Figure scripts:
§
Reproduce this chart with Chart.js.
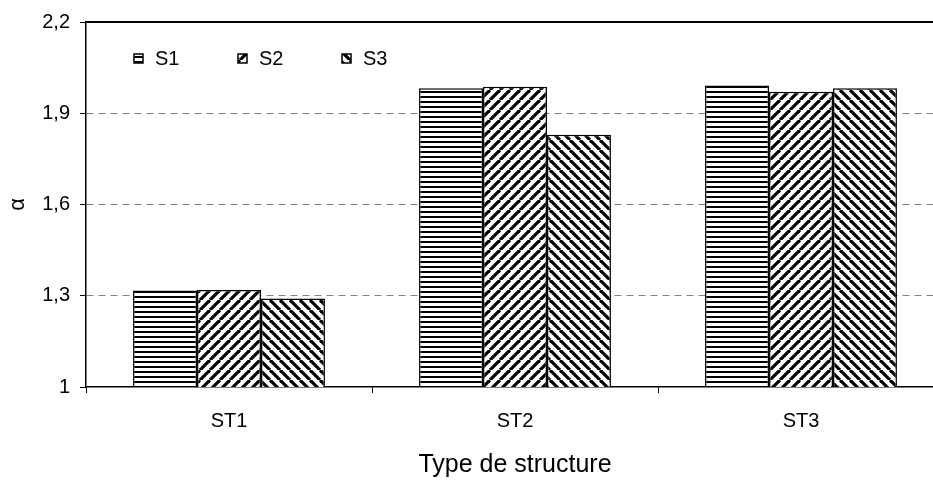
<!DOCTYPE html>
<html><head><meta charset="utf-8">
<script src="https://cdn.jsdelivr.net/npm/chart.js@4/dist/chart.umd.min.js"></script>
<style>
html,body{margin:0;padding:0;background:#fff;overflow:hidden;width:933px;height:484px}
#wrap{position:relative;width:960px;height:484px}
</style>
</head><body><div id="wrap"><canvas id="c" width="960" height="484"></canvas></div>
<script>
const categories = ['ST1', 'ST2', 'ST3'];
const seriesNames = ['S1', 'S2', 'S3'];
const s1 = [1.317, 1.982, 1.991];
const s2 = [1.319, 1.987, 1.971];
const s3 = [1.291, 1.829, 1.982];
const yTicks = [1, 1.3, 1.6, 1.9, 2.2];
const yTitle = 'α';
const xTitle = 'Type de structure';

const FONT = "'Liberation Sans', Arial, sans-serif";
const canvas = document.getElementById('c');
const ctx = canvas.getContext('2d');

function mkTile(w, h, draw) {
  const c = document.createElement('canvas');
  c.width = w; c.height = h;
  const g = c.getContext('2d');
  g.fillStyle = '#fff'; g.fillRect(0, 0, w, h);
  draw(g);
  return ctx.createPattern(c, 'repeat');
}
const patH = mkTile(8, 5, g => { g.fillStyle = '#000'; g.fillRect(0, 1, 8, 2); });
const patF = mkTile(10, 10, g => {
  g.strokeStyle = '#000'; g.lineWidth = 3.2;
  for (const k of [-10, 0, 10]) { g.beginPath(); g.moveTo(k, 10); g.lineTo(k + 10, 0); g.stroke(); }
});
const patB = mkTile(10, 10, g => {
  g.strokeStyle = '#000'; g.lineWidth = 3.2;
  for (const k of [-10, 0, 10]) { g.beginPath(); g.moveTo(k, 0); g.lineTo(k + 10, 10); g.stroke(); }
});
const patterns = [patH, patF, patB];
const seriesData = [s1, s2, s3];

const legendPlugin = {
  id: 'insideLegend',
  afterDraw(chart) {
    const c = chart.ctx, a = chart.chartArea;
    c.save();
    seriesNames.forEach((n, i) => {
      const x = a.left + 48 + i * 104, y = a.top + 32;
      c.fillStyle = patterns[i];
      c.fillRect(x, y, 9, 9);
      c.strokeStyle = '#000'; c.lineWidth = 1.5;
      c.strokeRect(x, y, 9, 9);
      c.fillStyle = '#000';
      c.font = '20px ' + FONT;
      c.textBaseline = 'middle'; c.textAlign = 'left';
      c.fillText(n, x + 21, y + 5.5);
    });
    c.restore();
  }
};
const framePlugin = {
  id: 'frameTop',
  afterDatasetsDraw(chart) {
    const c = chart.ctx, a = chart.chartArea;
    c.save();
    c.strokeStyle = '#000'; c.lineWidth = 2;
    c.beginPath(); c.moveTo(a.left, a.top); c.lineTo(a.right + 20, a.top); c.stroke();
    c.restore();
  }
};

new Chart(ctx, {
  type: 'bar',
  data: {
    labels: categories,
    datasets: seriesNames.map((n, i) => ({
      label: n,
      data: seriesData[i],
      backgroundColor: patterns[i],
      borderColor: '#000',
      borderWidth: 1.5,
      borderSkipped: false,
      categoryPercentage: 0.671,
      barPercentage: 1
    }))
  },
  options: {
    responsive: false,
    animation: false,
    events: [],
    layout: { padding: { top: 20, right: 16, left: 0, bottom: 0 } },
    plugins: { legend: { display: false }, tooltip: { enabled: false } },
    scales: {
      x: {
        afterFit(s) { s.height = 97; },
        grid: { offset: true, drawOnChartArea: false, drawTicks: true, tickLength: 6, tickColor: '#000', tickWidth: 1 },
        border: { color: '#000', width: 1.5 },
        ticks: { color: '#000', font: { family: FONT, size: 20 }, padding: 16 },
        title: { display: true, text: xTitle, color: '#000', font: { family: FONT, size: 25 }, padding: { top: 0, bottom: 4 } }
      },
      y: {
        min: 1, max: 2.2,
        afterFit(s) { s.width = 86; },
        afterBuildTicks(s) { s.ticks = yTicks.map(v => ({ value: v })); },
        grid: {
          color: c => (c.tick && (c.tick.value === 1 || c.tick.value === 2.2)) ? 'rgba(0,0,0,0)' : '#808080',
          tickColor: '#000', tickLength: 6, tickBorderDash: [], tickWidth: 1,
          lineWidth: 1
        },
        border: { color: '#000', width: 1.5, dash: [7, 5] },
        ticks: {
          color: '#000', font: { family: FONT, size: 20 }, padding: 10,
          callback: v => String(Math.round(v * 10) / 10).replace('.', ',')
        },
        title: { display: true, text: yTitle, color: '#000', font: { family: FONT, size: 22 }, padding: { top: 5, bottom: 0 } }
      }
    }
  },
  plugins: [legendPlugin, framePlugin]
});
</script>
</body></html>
§
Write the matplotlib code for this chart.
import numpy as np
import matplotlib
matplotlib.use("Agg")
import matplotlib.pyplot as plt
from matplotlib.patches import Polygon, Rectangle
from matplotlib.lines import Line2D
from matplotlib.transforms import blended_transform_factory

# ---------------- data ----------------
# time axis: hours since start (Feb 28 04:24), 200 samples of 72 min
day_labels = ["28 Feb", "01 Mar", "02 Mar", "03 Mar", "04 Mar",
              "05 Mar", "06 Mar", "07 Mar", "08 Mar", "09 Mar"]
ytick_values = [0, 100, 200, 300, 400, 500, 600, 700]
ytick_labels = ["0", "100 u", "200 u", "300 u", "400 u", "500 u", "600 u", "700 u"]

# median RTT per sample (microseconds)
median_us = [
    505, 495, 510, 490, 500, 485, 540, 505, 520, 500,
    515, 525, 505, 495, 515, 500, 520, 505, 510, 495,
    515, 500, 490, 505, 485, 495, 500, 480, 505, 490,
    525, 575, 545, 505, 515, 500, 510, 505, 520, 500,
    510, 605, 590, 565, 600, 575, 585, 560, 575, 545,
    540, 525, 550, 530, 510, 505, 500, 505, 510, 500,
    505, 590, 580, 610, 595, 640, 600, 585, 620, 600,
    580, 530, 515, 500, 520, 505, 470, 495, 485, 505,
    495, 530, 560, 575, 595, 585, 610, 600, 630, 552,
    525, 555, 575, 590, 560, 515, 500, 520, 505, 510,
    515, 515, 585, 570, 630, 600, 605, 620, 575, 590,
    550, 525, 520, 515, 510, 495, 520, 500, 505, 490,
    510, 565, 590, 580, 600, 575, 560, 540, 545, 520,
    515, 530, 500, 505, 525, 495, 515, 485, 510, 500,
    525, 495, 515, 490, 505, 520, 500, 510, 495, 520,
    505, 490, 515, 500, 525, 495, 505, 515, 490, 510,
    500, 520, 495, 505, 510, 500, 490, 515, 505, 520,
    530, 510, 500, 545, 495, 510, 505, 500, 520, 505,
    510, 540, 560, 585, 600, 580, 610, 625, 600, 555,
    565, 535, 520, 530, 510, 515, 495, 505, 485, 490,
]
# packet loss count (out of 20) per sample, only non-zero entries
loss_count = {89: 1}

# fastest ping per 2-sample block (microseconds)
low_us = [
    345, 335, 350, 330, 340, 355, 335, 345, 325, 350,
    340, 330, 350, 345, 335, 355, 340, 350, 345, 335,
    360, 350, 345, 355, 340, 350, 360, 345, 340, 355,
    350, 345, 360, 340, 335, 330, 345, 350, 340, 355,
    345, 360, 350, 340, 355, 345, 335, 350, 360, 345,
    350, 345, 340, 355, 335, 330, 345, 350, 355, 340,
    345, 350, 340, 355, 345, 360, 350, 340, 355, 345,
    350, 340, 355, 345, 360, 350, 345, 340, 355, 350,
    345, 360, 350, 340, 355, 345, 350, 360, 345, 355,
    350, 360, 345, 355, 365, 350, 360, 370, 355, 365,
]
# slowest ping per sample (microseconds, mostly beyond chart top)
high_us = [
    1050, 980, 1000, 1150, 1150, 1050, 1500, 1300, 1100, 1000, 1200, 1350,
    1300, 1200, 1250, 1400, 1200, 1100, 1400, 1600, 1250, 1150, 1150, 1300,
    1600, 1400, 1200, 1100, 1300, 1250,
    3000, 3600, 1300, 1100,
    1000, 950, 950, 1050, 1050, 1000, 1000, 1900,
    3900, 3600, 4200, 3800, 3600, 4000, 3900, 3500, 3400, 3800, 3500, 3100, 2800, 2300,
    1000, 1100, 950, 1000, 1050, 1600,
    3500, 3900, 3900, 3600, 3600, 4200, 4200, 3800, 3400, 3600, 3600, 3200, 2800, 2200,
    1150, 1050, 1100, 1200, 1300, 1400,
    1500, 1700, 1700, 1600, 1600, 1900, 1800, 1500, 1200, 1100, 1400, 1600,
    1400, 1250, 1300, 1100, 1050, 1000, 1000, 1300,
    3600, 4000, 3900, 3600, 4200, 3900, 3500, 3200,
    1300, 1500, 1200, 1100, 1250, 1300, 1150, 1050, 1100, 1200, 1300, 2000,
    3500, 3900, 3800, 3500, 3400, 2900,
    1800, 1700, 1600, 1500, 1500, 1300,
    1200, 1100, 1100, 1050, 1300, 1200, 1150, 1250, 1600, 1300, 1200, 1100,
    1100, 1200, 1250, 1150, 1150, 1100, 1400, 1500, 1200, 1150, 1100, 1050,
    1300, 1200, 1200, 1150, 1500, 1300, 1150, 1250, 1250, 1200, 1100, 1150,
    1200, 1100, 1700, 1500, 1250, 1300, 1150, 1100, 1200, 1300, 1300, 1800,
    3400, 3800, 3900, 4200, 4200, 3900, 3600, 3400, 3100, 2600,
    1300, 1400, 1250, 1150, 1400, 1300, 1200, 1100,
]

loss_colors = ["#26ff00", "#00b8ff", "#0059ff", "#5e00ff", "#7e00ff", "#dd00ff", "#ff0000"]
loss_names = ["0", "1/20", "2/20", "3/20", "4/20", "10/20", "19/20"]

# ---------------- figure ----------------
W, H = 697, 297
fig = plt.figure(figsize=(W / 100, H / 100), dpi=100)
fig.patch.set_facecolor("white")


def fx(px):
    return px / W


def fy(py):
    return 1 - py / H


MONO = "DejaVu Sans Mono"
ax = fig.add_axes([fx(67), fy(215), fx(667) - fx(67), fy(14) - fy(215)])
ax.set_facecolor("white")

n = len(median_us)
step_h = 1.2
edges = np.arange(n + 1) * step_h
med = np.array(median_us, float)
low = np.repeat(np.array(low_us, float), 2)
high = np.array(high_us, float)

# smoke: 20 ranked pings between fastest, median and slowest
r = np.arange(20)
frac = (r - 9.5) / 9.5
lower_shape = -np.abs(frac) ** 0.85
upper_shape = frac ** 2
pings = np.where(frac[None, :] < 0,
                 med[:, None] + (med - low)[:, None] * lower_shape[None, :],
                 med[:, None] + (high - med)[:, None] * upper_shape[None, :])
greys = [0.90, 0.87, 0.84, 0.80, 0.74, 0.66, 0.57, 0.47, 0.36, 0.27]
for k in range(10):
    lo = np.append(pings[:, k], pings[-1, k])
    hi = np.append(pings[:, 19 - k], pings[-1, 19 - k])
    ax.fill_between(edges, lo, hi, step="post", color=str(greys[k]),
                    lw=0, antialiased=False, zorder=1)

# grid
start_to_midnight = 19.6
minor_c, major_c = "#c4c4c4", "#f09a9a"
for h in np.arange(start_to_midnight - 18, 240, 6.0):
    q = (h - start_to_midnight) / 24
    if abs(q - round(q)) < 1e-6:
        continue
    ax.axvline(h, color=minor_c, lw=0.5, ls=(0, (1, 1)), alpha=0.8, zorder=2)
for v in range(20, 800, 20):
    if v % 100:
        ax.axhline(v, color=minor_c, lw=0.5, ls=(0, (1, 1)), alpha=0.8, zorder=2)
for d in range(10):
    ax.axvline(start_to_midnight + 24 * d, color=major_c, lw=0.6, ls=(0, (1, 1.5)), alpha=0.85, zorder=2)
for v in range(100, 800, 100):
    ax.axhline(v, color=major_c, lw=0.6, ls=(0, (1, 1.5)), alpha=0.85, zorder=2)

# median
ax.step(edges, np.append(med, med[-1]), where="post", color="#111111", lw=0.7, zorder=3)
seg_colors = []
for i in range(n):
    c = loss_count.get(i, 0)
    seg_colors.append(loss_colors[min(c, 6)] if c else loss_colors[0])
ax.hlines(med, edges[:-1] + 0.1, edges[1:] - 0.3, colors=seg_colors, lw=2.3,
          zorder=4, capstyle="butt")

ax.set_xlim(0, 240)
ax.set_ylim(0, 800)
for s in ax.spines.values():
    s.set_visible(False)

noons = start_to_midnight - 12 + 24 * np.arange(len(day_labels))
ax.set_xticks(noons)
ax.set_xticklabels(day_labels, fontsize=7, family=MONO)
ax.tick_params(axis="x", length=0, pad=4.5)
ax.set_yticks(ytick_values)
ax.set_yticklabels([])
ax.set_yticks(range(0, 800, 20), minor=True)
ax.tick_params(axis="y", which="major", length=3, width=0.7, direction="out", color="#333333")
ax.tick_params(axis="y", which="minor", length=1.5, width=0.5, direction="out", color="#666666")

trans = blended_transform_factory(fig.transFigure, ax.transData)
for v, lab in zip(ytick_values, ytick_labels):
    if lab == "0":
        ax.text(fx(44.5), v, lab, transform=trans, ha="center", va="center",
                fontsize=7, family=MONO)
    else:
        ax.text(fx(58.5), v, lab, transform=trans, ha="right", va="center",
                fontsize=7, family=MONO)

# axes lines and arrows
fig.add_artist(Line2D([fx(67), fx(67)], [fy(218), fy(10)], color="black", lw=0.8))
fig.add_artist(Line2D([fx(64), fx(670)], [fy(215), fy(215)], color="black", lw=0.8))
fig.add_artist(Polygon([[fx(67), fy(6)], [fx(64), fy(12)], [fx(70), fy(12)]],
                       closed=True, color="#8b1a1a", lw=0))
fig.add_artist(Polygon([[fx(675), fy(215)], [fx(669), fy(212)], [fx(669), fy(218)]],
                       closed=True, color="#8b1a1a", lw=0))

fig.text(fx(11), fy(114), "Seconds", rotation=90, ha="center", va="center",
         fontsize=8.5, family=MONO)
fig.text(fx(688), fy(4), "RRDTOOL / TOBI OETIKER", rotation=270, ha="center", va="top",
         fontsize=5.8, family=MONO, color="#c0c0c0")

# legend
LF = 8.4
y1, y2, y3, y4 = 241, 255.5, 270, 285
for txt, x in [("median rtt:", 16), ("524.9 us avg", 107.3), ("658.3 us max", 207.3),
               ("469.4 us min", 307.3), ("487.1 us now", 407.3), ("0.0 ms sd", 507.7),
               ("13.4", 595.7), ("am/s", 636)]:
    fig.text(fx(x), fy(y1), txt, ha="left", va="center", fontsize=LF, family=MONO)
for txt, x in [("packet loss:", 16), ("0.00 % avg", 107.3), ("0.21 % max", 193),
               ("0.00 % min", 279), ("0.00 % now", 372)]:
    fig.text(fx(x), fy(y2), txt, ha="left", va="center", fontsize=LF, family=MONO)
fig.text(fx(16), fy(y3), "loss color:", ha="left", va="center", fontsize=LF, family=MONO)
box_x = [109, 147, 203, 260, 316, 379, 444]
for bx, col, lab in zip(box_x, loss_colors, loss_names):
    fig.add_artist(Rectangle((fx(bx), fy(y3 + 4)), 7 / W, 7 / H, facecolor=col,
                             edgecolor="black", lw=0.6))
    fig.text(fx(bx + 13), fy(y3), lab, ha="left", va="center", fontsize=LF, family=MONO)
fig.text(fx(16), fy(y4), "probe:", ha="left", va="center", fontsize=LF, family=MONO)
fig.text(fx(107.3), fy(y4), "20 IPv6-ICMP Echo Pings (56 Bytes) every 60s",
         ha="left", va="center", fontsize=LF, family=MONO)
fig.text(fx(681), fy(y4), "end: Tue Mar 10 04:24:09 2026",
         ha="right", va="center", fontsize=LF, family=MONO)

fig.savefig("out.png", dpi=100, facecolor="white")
§
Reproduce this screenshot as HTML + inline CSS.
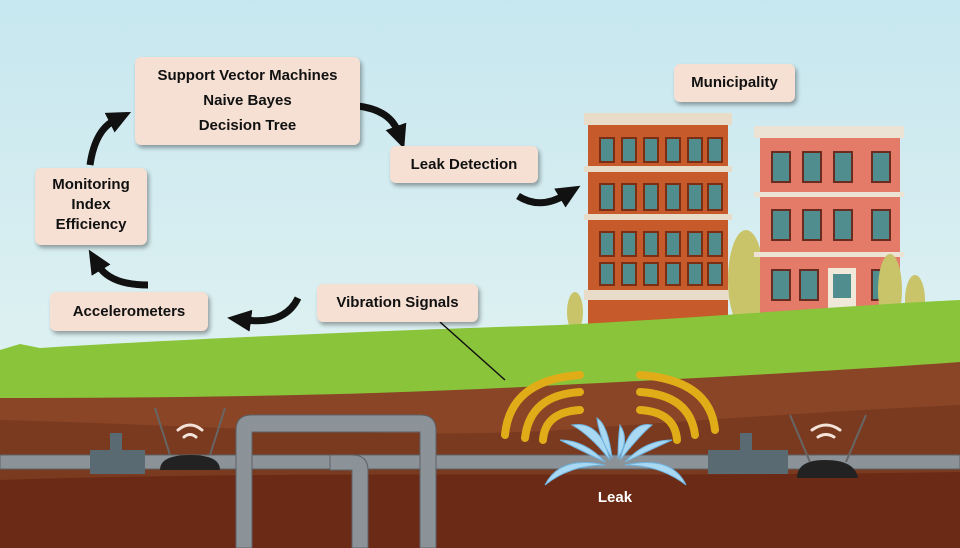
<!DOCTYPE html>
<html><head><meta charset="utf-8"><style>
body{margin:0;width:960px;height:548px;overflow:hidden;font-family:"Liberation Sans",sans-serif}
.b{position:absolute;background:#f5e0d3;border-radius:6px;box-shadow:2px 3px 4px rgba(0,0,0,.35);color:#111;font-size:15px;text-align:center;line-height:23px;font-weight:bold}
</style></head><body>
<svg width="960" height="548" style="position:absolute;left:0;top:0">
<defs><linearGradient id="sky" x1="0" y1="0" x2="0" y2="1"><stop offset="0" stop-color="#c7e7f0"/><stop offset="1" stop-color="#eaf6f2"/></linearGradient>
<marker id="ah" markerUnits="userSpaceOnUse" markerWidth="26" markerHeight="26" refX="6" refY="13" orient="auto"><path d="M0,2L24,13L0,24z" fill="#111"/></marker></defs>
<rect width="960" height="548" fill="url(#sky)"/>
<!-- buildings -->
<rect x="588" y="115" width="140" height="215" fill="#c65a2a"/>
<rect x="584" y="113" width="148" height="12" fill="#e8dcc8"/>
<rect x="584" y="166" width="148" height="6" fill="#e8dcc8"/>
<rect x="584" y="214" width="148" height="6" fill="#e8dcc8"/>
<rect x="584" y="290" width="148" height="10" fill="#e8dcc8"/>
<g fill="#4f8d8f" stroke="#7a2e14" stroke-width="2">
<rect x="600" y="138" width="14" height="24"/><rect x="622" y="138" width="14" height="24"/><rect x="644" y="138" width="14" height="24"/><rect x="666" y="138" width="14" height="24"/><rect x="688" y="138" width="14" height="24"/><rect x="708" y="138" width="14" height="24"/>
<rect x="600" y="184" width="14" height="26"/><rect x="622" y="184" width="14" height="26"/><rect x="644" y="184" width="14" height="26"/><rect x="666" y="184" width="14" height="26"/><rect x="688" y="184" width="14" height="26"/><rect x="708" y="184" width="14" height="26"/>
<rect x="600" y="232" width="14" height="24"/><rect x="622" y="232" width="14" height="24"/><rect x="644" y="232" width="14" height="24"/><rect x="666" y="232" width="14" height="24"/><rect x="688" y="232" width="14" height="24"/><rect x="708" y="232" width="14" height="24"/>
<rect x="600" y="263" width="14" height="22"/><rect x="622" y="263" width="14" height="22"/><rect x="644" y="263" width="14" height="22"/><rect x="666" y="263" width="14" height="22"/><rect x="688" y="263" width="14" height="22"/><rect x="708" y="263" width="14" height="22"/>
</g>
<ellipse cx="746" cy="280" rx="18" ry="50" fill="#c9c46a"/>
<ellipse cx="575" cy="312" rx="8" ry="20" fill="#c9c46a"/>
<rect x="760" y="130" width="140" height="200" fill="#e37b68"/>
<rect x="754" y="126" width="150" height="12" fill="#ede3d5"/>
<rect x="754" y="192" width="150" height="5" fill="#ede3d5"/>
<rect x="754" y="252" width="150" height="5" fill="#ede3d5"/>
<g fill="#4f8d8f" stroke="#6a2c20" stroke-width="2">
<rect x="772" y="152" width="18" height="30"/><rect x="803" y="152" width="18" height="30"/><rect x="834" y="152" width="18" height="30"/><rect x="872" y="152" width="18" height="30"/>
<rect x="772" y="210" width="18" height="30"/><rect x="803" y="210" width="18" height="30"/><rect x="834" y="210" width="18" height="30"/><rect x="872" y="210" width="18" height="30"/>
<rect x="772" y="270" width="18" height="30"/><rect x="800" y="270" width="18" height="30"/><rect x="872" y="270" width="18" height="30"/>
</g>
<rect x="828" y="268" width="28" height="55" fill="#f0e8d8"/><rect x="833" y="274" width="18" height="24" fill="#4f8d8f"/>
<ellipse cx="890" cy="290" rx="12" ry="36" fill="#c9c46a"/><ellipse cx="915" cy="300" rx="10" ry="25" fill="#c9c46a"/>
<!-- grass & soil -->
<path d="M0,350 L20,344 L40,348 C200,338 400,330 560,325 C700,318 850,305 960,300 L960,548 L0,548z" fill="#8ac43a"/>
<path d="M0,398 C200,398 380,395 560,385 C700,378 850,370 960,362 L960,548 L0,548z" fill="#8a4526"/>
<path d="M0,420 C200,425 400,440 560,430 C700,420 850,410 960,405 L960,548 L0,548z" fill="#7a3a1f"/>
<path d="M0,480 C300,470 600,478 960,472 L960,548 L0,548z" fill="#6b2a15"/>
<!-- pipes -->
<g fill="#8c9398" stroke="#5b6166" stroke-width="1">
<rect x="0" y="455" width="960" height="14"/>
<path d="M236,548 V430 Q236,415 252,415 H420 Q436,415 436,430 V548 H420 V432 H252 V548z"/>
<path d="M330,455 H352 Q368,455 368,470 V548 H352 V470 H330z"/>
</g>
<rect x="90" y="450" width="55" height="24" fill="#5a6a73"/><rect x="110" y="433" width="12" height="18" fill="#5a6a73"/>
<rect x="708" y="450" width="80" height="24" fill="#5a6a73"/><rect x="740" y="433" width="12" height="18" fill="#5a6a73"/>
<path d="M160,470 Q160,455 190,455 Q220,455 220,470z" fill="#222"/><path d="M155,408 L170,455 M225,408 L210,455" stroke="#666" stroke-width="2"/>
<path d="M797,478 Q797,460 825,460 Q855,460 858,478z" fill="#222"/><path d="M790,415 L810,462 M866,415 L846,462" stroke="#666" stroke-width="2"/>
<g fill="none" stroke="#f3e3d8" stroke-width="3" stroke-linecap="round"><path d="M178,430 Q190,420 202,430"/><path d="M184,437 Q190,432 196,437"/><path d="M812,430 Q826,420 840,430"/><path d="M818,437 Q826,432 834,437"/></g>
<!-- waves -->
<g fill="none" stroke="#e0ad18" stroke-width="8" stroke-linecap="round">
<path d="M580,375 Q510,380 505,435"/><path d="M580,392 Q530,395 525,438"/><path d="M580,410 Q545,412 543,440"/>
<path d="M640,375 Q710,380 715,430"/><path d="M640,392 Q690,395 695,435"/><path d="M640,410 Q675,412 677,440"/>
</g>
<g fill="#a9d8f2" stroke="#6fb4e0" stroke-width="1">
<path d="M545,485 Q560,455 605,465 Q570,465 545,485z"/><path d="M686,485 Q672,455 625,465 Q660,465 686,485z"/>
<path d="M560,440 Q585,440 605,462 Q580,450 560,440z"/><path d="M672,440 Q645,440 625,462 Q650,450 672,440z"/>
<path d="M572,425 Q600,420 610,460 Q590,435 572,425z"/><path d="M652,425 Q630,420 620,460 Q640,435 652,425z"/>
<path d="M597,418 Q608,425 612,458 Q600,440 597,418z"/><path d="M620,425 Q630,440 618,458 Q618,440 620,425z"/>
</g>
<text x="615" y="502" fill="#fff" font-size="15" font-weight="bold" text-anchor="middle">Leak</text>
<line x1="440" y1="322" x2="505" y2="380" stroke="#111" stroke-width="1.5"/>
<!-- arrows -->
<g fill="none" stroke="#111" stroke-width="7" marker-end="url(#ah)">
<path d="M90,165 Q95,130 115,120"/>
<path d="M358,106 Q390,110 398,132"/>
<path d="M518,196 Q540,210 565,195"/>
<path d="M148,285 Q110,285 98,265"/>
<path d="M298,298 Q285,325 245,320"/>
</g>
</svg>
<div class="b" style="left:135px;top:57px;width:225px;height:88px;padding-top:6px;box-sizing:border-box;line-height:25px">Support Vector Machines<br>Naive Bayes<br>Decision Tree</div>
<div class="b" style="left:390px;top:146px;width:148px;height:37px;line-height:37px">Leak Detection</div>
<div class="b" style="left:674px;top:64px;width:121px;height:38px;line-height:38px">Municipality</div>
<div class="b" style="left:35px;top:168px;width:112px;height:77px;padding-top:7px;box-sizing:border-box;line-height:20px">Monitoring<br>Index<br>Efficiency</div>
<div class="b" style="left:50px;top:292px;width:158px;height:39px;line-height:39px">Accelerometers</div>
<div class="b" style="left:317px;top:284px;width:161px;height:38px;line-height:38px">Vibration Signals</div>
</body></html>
§
→ **Problem to solve**: Copy only the lines above from the one containing "Reproduce this chart with Chart.js." through the one containing "const ctx = canvas.getContext('2d');", both included. Leave out the pictures.

→ **Response to the exercise**:
Reproduce this chart with Chart.js.
<!DOCTYPE html>
<html><head><meta charset="utf-8">
<script src="https://cdn.jsdelivr.net/npm/chart.js@4/dist/chart.umd.min.js"></script>
<style>
html,body{margin:0;padding:0;background:#fff;overflow:hidden;width:933px;height:484px}
#wrap{position:relative;width:960px;height:484px}
</style>
</head><body><div id="wrap"><canvas id="c" width="960" height="484"></canvas></div>
<script>
const categories = ['ST1', 'ST2', 'ST3'];
const seriesNames = ['S1', 'S2', 'S3'];
const s1 = [1.317, 1.982, 1.991];
const s2 = [1.319, 1.987, 1.971];
const s3 = [1.291, 1.829, 1.982];
const yTicks = [1, 1.3, 1.6, 1.9, 2.2];
const yTitle = 'α';
const xTitle = 'Type de structure';

const FONT = "'Liberation Sans', Arial, sans-serif";
const canvas = document.getElementById('c');
const ctx = canvas.getContext('2d');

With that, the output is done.